So what does Ag Geospatial NW really do?
Well for one thing I have been trying to do this post for the last 3 weeks, but glad to say too busy to get it done.
Here is a bit of what I did in one week’s time in early August.
I started a week long adventure by being at a Canby Nursery at sunrise to enjoy the glory of this world and being outside.
I was at the nursery to provide support for a tractor driving itself with GPS within a tolerance of 1″ and also creating a pulse to push a hydraulic piston to punch a mark in the dirt every 10″ for a crew to set a plant. Sorry, the really cool video of this whole process was too large for posting. The tractor was moving at 0.16 mph on rows approximately 1100 feet long so it took over one hour to cover planting at about 1300 plants per row. In three plantings since Fall of 2014 they have planted over 150,000 plants this way.
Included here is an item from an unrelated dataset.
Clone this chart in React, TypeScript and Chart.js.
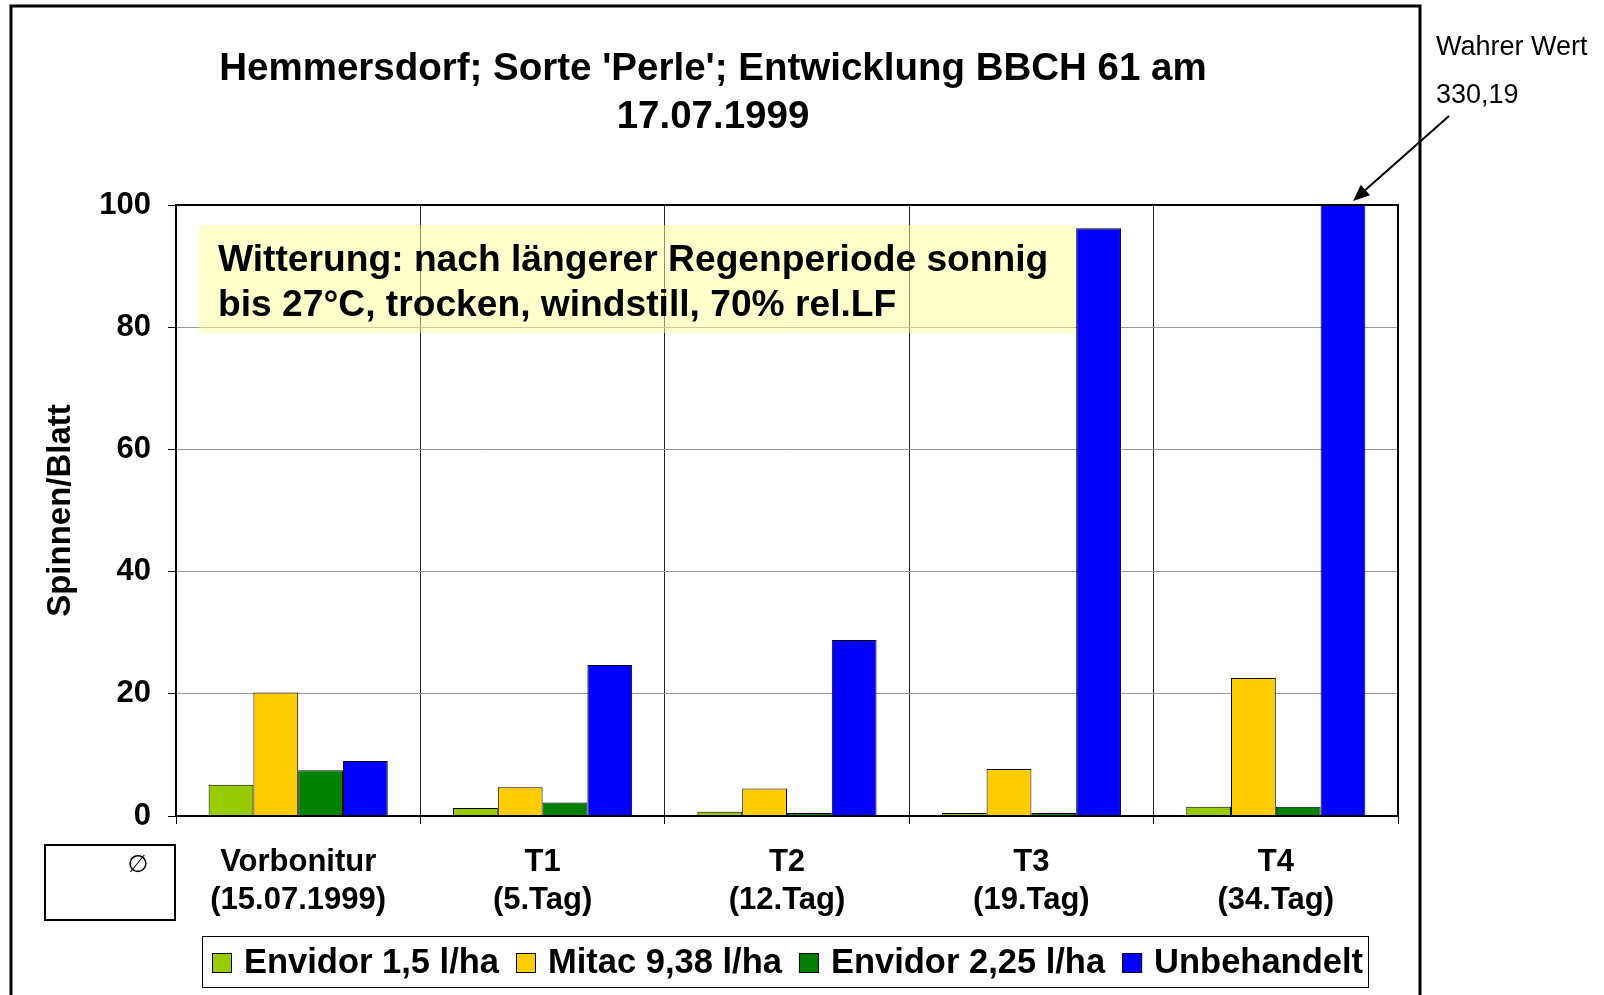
import { useEffect, useRef } from "react";
import { Chart, registerables } from "chart.js";

Chart.register(...registerables);

const categories = [
  ["Vorbonitur", "(15.07.1999)"],
  ["T1", "(5.Tag)"],
  ["T2", "(12.Tag)"],
  ["T3", "(19.Tag)"],
  ["T4", "(34.Tag)"],
];
const seriesNames = ["Envidor 1,5 l/ha", "Mitac 9,38 l/ha", "Envidor 2,25 l/ha", "Unbehandelt"];
const envidor15 = [5.1, 1.3, 0.7, 0.5, 1.5];
const mitac938 = [20.2, 4.7, 4.5, 7.7, 22.6];
const envidor225 = [7.5, 2.2, 0.5, 0.5, 1.5];
const unbehandelt = [9.0, 24.7, 28.8, 96.2, 330.19];
const seriesColors = ["#99CC00", "#FFCC00", "#008000", "#0000FF"];
const yMin = 0;
const yMax = 100;
const yStep = 20;
const titleLines = ["Hemmersdorf; Sorte 'Perle'; Entwicklung BBCH 61 am", "17.07.1999"];
const noteLines = ["Witterung: nach längerer Regenperiode sonnig", "bis 27°C, trocken, windstill, 70% rel.LF"];
const trueValueLines = ["Wahrer Wert", "330,19"];
const yAxisTitle = "Spinnen/Blatt";
const avgSymbol = "∅";

const FONT = "'Liberation Sans', Arial, sans-serif";

const decorPlugin = {
  id: "decor",
  afterDraw(chart: any) {
    const ctx = chart.ctx as CanvasRenderingContext2D;
    const ca = chart.chartArea;
    ctx.save();

    // outer frame
    ctx.strokeStyle = "#000";
    ctx.lineWidth = 3;
    ctx.beginPath();
    ctx.moveTo(11, 1000);
    ctx.lineTo(11, 6);
    ctx.lineTo(1420, 6);
    ctx.lineTo(1420, 1000);
    ctx.stroke();

    // plot frame
    ctx.lineWidth = 2;
    ctx.strokeRect(ca.left, ca.top, ca.right - ca.left, ca.bottom - ca.top);

    // title
    ctx.fillStyle = "#000";
    ctx.font = `bold 38.5px ${FONT}`;
    ctx.textAlign = "center";
    ctx.textBaseline = "middle";
    ctx.fillText(titleLines[0], 713, 69);
    ctx.fillText(titleLines[1], 713, 117);

    // note box
    ctx.fillStyle = "rgba(255,255,153,0.5)";
    ctx.fillRect(199, 225, 876, 108);
    ctx.fillStyle = "#000";
    ctx.font = `bold 37.2px ${FONT}`;
    ctx.textAlign = "left";
    ctx.fillText(noteLines[0], 218, 261);
    ctx.fillText(noteLines[1], 218, 306);

    // true value annotation
    ctx.font = `27px ${FONT}`;
    ctx.fillText(trueValueLines[0], 1436, 48);
    ctx.fillText(trueValueLines[1], 1436, 96);

    // arrow
    const x1 = 1449, y1 = 116, x2 = 1353, y2 = 201;
    const ang = Math.atan2(y2 - y1, x2 - x1);
    ctx.strokeStyle = "#000";
    ctx.lineWidth = 2;
    ctx.beginPath();
    ctx.moveTo(x1, y1);
    ctx.lineTo(x2 - 10 * Math.cos(ang), y2 - 10 * Math.sin(ang));
    ctx.stroke();
    ctx.beginPath();
    ctx.moveTo(x2, y2);
    ctx.lineTo(x2 - 18 * Math.cos(ang - 0.4), y2 - 18 * Math.sin(ang - 0.4));
    ctx.lineTo(x2 - 18 * Math.cos(ang + 0.4), y2 - 18 * Math.sin(ang + 0.4));
    ctx.closePath();
    ctx.fillStyle = "#000";
    ctx.fill();

    // bottom-left box
    ctx.lineWidth = 2;
    ctx.strokeRect(45, 845, 130, 75);
    ctx.font = `24px 'DejaVu Sans', sans-serif`;
    ctx.textAlign = "center";
    ctx.fillText(avgSymbol, 138, 866);

    // legend
    ctx.lineWidth = 1;
    ctx.strokeRect(202.5, 936.5, 1166, 51);
    ctx.font = `bold 34.5px ${FONT}`;
    ctx.textAlign = "left";
    let x = 212;
    const cy = 963;
    chart.data.datasets.forEach((ds: any) => {
      ctx.fillStyle = ds.backgroundColor;
      ctx.fillRect(x, cy - 10, 20, 20);
      ctx.strokeStyle = "#000";
      ctx.strokeRect(x + 0.5, cy - 9.5, 19, 19);
      ctx.fillStyle = "#000";
      ctx.fillText(ds.label, x + 32, cy);
      x += 32 + ctx.measureText(ds.label).width + 17;
    });

    ctx.restore();
  },
};

export default function App() {
  const ref = useRef<HTMLCanvasElement>(null);

  useEffect(() => {
    const seriesValues = [envidor15, mitac938, envidor225, unbehandelt];
    const chart = new Chart(ref.current as HTMLCanvasElement, {
      type: "bar",
      data: {
        labels: categories,
        datasets: seriesNames.map((name, i) => ({
          label: name,
          data: seriesValues[i],
          backgroundColor: seriesColors[i],
          borderColor: "#000",
          borderWidth: 1,
          categoryPercentage: 0.733,
          barPercentage: 1,
        })),
      },
      options: {
        responsive: false,
        animation: false,
        devicePixelRatio: 1,
        layout: { padding: { top: 205, right: 206, left: 0, bottom: 0 } },
        plugins: {
          legend: { display: false },
          title: { display: false },
          tooltip: { enabled: false },
        },
        scales: {
          x: {
            afterFit: (s: any) => {
              s.height = 179;
            },
            grid: {
              color: "#222",
              lineWidth: 1,
              tickLength: 8,
              tickColor: "#000",
              offset: true,
            },
            border: { color: "#000", width: 2 },
            ticks: {
              color: "#000",
              font: { family: FONT, size: 31, weight: "bold", lineHeight: 1.22 },
              padding: 20,
              maxRotation: 0,
              autoSkip: false,
            },
          },
          y: {
            min: yMin,
            max: yMax,
            afterFit: (s: any) => {
              s.width = 176;
            },
            grid: {
              color: "#999",
              lineWidth: 1,
              tickLength: 8,
              tickColor: "#000",
            },
            border: { color: "#000", width: 2 },
            ticks: {
              stepSize: yStep,
              color: "#000",
              font: { family: FONT, size: 31, weight: "bold" },
              padding: 17,
            },
            title: {
              display: true,
              text: yAxisTitle,
              color: "#000",
              font: { family: FONT, size: 33, weight: "bold" },
              padding: { top: 41, bottom: 0 },
            },
          },
        },
      },
      plugins: [decorPlugin],
    });
    return () => chart.destroy();
  }, []);

  return (
    <div style={{ position: "absolute", left: 0, top: 0, width: 1604, height: 995, background: "#fff" }}>
      <canvas ref={ref} width={1604} height={995} style={{ display: "block" }} />
    </div>
  );
}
I have also helped summarize the plant counts, variety counts and graphics of what has been planted. This is exciting to be a part of!
From there I headed to my next adventure.
I am helping another Surveyor from Salem keep up with his busy workload. He has a project supporting the planting of a new vineyard in Yamhill. Approximately 120 acres of new vineyard on some very steep hills, but it makes for beautiful views into the Yamhill Valley and Coast Range. We set a stake every 48 feet downhill for plants and every 49 feet across the hill for rows. Then a crew stakes the plants at four feet spacing downhill and seven feet spacing across the hill pulling a stretchy rope with markers. They place a colored standard drinking straw in location of future plants. It is amazing to see the rows line up and color they project. The beauty does not show in the photo.
The sun was out and yes I need to start wearing a larger brim hat for sun protection!
I even brought Kim out to help one day. Basically the hills are so steep that we stake walking downhill and then ride back to top on a four-wheeler.
Finally the last adventure of this series.
Again helping the Salem Surveyor with some extra GPS support on a project that is four miles as the crow flies, from this point, to peak of Mt Jefferson. The project went up to the Wilderness border and then approximately three miles downhill from there.
The bonus on the way out.
A view of Three Fingered Jack.
What a week and the reason us Surveyors love what we do and why I am blessed in my adventures!
Hope you get a chance to do what you love.